Musk actually clarified this on X pretty directly. He said his wealth is almost entirely tied up in equity stakes across his companies. Tesla, SpaceX—that's where the real numbers are. He's not hoarding cash like some traditional billionaire sitting on reserves. Instead, he's the opposite—basically all-in on his ventures. When you really break it down, the value creation he's driving primarily benefits the retail investors and employees who collectively hold about 80% of his companies. It's a different wealth structure than what we usually imagine.
What's interesting timing-wise is that this "reality check" comes right after the SpaceX-xAI consolidation earlier this month. That merger brought everything together under one roof—SpaceX valued at roughly $1 trillion, xAI at $250 billion, creating this $1.25 trillion innovation engine. You've got the rocket company, the AI capability through Grok, and the X platform all operating as one unit now.
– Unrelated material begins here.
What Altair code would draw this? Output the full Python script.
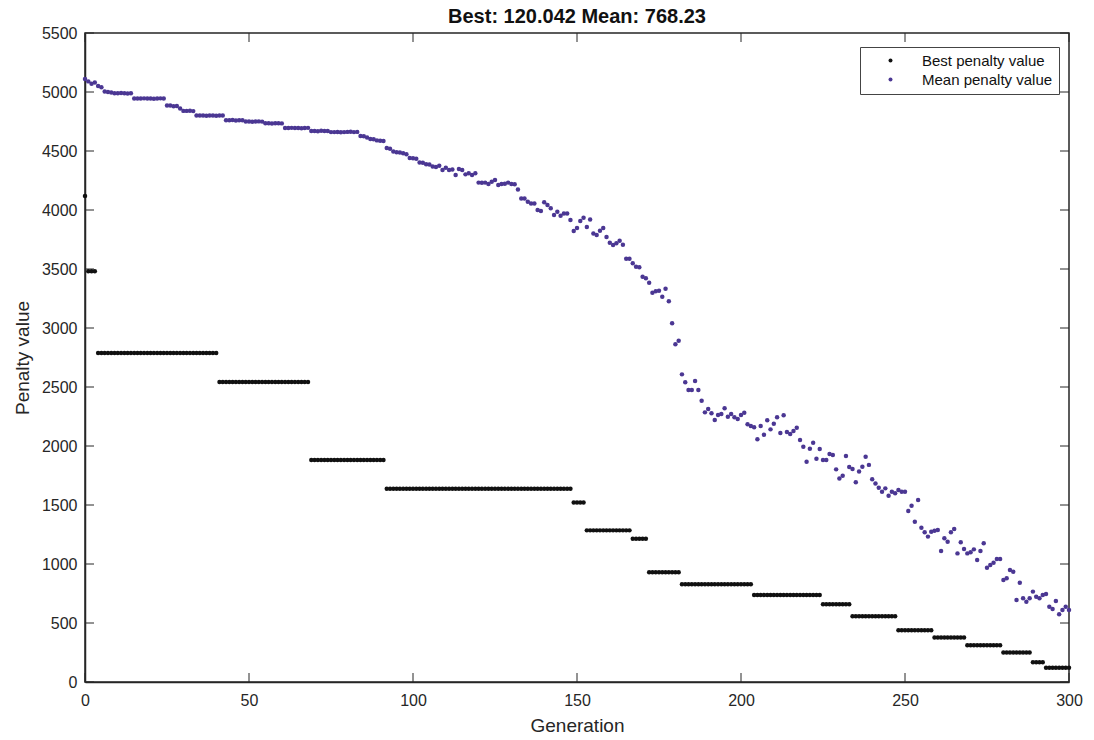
import altair as alt
import pandas as pd

# ---- data ----
generations = list(range(0, 301))

# best penalty value: step levels and the number of generations each lasts
best_levels = [4118, 3480, 2788, 2542, 1881, 1638, 1522, 1285, 1214, 931,
               828, 738, 659, 557, 439, 377, 311, 250, 168, 120.042]
best_runs = [1, 3, 37, 28, 23, 57, 4, 14, 5, 10,
             22, 21, 9, 14, 11, 10, 11, 9, 4, 8]

mean_values = [
    5110, 5090, 5070, 5080, 5050, 5040, 5005, 5000, 4995, 4990,  # 0-9
    4990, 4992, 4990, 4988, 4990, 4945, 4945, 4944, 4946, 4945,  # 10-19
    4945, 4943, 4945, 4946, 4944, 4885, 4885, 4880, 4882, 4860,  # 20-29
    4840, 4840, 4842, 4838, 4800, 4800, 4801, 4799, 4800, 4800,  # 30-39
    4798, 4800, 4801, 4760, 4760, 4762, 4758, 4760, 4760, 4750,  # 40-49
    4750, 4748, 4750, 4751, 4749, 4735, 4735, 4733, 4736, 4735,  # 50-59
    4734, 4695, 4695, 4696, 4694, 4695, 4693, 4695, 4696, 4670,  # 60-69
    4670, 4668, 4671, 4670, 4669, 4660, 4660, 4661, 4659, 4660,  # 70-79
    4662, 4664, 4660, 4662, 4627, 4625, 4615, 4602, 4600, 4590,  # 80-89
    4587, 4585, 4525, 4520, 4495, 4490, 4488, 4480, 4472, 4440,  # 90-99
    4438, 4435, 4402, 4400, 4388, 4385, 4368, 4365, 4375, 4339,  # 100-109
    4358, 4339, 4344, 4297, 4347, 4339, 4302, 4311, 4297, 4311,  # 110-119
    4232, 4230, 4232, 4220, 4240, 4254, 4212, 4220, 4222, 4232,  # 120-129
    4220, 4218, 4174, 4098, 4098, 4070, 4056, 4056, 4000, 3991,  # 130-139
    4065, 4042, 4014, 3957, 3985, 3951, 3971, 3971, 3915, 3822,  # 140-149
    3847, 3907, 3935, 3856, 3920, 3800, 3788, 3825, 3847, 3771,  # 150-159
    3723, 3703, 3718, 3740, 3706, 3587, 3587, 3548, 3520, 3514,  # 160-169
    3435, 3421, 3384, 3299, 3311, 3316, 3265, 3333, 3226, 3040,  # 170-179
    2862, 2892, 2607, 2540, 2475, 2475, 2551, 2475, 2384, 2285,  # 180-189
    2314, 2277, 2220, 2263, 2271, 2319, 2248, 2271, 2243, 2229,  # 190-199
    2263, 2282, 2184, 2170, 2159, 2057, 2170, 2096, 2218, 2141,  # 200-209
    2189, 2243, 2110, 2260, 2119, 2102, 2127, 2155, 2051, 1994,  # 210-219
    1867, 1977, 2028, 1892, 1975, 1881, 1881, 1932, 1924, 1802,  # 220-229
    1725, 1748, 1915, 1822, 1805, 1692, 1783, 1825, 1909, 1840,  # 230-239
    1718, 1683, 1647, 1613, 1641, 1579, 1613, 1599, 1627, 1613,  # 240-249
    1613, 1449, 1494, 1358, 1542, 1308, 1269, 1232, 1274, 1282,  # 250-259
    1288, 1110, 1218, 1189, 1269, 1297, 1090, 1184, 1127, 1090,  # 260-269
    1099, 1124, 1034, 1110, 1175, 969, 992, 1011, 1042, 1042,    # 270-279
    864, 879, 949, 935, 695, 842, 709, 681, 709, 766,            # 280-289
    723, 709, 737, 746, 638, 619, 686, 574, 610, 638,            # 290-299
    610,                                                         # 300
]

series_names = ["Best penalty value", "Mean penalty value"]
series_colors = ["#111111", "#4B3793"]
x_ticks = [0, 50, 100, 150, 200, 250, 300]
y_ticks = [0, 500, 1000, 1500, 2000, 2500, 3000, 3500, 4000, 4500, 5000, 5500]
title_text = "Best: 120.042 Mean: 768.23"

# ---- build tables ----
best_values = []
for lvl, run in zip(best_levels, best_runs):
    best_values.extend([lvl] * run)
assert len(best_values) == len(generations) == len(mean_values)

df = pd.DataFrame({
    "gen": generations * 2,
    "value": best_values + mean_values,
    "series": [series_names[0]] * len(generations) + [series_names[1]] * len(generations),
})
xt = pd.DataFrame({"gen": x_ticks})
yt = pd.DataFrame({"value": y_ticks})

W, H = 984, 649
FONT = "Liberation Sans"
AX = "#262626"

xscale = alt.Scale(domain=[0, 300], nice=False, zero=False)
yscale = alt.Scale(domain=[0, 5500], nice=False)

points = alt.Chart(df).mark_point(filled=True, shape="circle", size=20, opacity=1, strokeWidth=0).encode(
    x=alt.X("gen:Q", scale=xscale, title="Generation",
            axis=alt.Axis(values=x_ticks, ticks=False, grid=False, labelPadding=10,
                          titlePadding=8, format="d", labelFlush=False)),
    y=alt.Y("value:Q", scale=yscale, title="Penalty value",
            axis=alt.Axis(values=y_ticks, ticks=False, grid=False, labelPadding=8,
                          titlePadding=9, format="d", labelFlush=False)),
    color=alt.Color("series:N", scale=alt.Scale(domain=series_names, range=series_colors),
                    legend=alt.Legend(title=None, orient="none", legendX=775, legendY=14,
                                      strokeColor="#444444", fillColor="white",
                                      padding=6, symbolSize=16, symbolType="circle",
                                      symbolOffset=17, labelOffset=24,
                                      labelFontSize=15, labelFont=FONT, labelColor="#111111",
                                      rowPadding=3, symbolStrokeWidth=0)),
)

tick_style = dict(color=AX, strokeWidth=1)
bottom_ticks = alt.Chart(xt).mark_rule(**tick_style).encode(
    x=alt.X("gen:Q", scale=xscale), y=alt.value(H), y2=alt.value(H - 9))
top_ticks = alt.Chart(xt).mark_rule(**tick_style).encode(
    x=alt.X("gen:Q", scale=xscale), y=alt.value(0), y2=alt.value(9))
left_ticks = alt.Chart(yt).mark_rule(**tick_style).encode(
    y=alt.Y("value:Q", scale=yscale), x=alt.value(0), x2=alt.value(9))
right_ticks = alt.Chart(yt).mark_rule(**tick_style).encode(
    y=alt.Y("value:Q", scale=yscale), x=alt.value(W), x2=alt.value(W - 9))

chart = alt.layer(bottom_ticks, top_ticks, left_ticks, right_ticks, points).properties(
    width=W, height=H,
    title=alt.TitleParams(title_text, fontSize=20, fontWeight="bold", font=FONT,
                          color="#111111", offset=9, dy=11, anchor="middle", frame="group"),
    padding={"left": 85, "top": 33, "right": 25, "bottom": 58},
    autosize="none",
).configure_view(
    stroke=AX, strokeWidth=1.5
).configure_axis(
    domainColor=AX, domainWidth=1.5, labelFont=FONT, titleFont=FONT,
    labelFontSize=16, titleFontSize=19, labelColor=AX, titleColor=AX,
    titleFontWeight="normal",
)

chart.save("out.html", embed_options={"renderer": "svg", "actions": False})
The actual strategic move here is what caught my attention. Musk's talking about launching solar-powered orbital data centers to handle the compute needs that are overwhelming terrestrial AI infrastructure. Basically moving the cloud infrastructure literally to space. It's ambitious, but when you see how these pieces fit together—the rocket company providing launch capability, the AI expertise from xAI, the platform reach through X—you start to understand why someone with that kind of net worth doesn't need to sit on massive cash reserves.
Analysts are already pricing in a SpaceX IPO for sometime next year, which would obviously change the liquidity picture pretty dramatically. Some are even talking about the trajectory putting Musk in position to hit trillionaire status, though that's always speculative. But the core point stands—understanding how much liquid cash someone actually holds versus their total net worth tells you way more about their actual financial structure and strategic positioning than the headline number ever could.